Millennials treated weddings as social milestones. The event had to look impressive, recognizable, shareable. Many weddings followed similar structures because couples were subconsciously reproducing the same cultural image of a “proper wedding”.

Gen Z treats weddings as personal environments. Traditions are optional. Formats are flexible. Guest lists shrink. Timelines collapse. A wedding may look like a dinner party, a festival, a weekend trip, or a rooftop gathering with twenty people. This creates discomfort for professionals who built businesses around standardized formats.

Packages stop making sense. Rigid timelines collapse. Couples question elements that used to be automatic. The professional who insists on “how weddings are normally done” loses authority instantly.

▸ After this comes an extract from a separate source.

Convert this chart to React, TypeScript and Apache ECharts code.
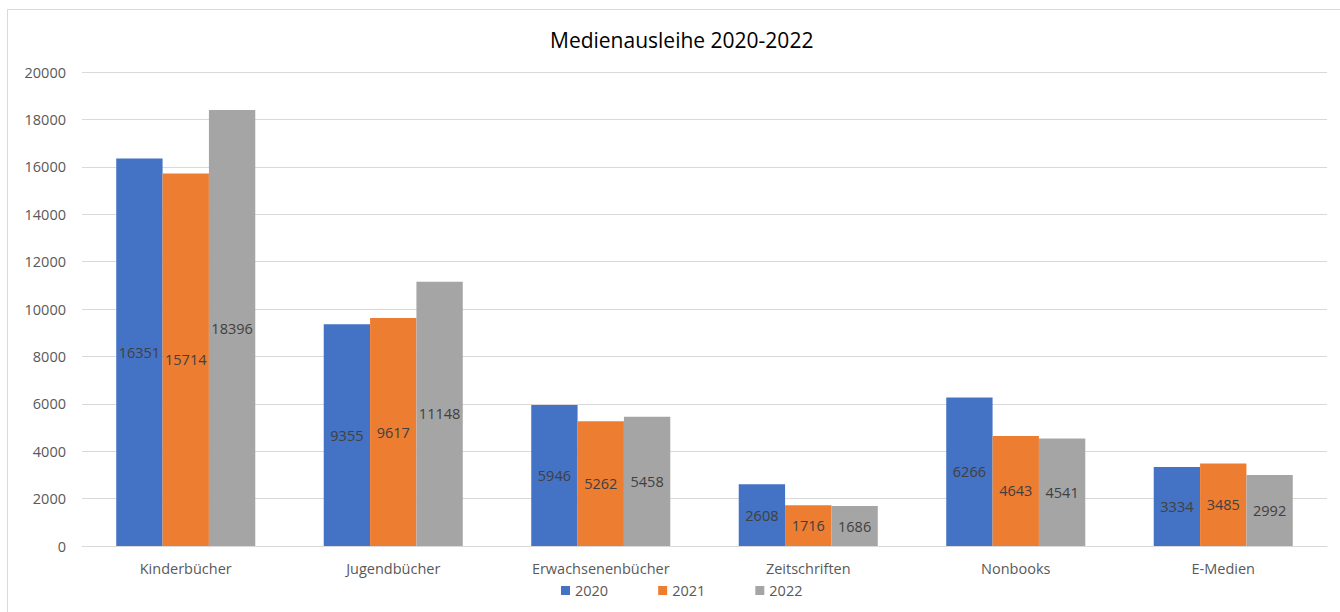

The third shift nobody talks about: emotional security

Here is something few professionals admit. Gen Z couples need more reassurance, not less. They question traditions because they want the wedding to feel authentic. But that freedom creates uncertainty. They worry whether guests will understand their format. They worry whether the event will feel meaningful. They worry whether they are making the right choices.

The vendors who survive in this market are not only designers or organizers. They become interpreters. They help couples translate chaos into clarity.

Speed quietly became a competitive advantage

Millennial couples often took weeks to make decisions. Gen Z may research for months – but when they decide, they move immediately. A slow proposal, a delayed response, a vague answer and the couple already moved to another vendor. This change alone eliminates a surprising number of professionals from consideration.

In a market where attention is fragmented, responsiveness becomes a form of professionalism.

The uncomfortable truth for millennial professionals

Gen Z couples are not the biggest threat to the wedding industry. Complacency is. Many professionals who started their businesses during the wedding boom of the 2010s built success around stable demand and predictable formats. The environment has changed. Couples now enter the market with more information, more options and more skepticism. That does not eliminate experienced professionals. It simply changes their role.

Experience becomes valuable again – but in a different way

Gen Z couples are drowning in inspiration. Pinterest aesthetics, TikTok trends, Instagram reels, AI-generated ideas, conflicting advice from friends and family. There is more information than ever. There is less clarity than ever. The professional who succeeds is not the one who says “look at my portfolio.” It is the one who calmly says: “Let me help you understand what will work for you.” 

Experience becomes a filter. That is something Gen Z respects deeply.

Should millennial professionals leave the wedding market?

No.

But some will.

Not because Gen Z couples are impossible. Because adapting requires letting go of habits that once worked perfectly. Packages must become flexible structures. Communication must become faster and clearer. Marketing must explain thinking, not just show aesthetics.

And most importantly – professionals must define who their couple is. Trying to serve everyone creates friction with everyone. The vendors who grow in the next decade will be those who openly say: “These are the couples we work best with.”

Gen Z appreciates clarity far more than vague promises.

The future of the wedding industry

Every generation reshapes weddings. Boomers created the modern wedding industry. Millennials expanded it into a global aesthetic culture. Gen Z is personalizing it again. That shift does not eliminate professionals. It simply rewards those who understand people, not just events. And those professionals will always have a place in the market.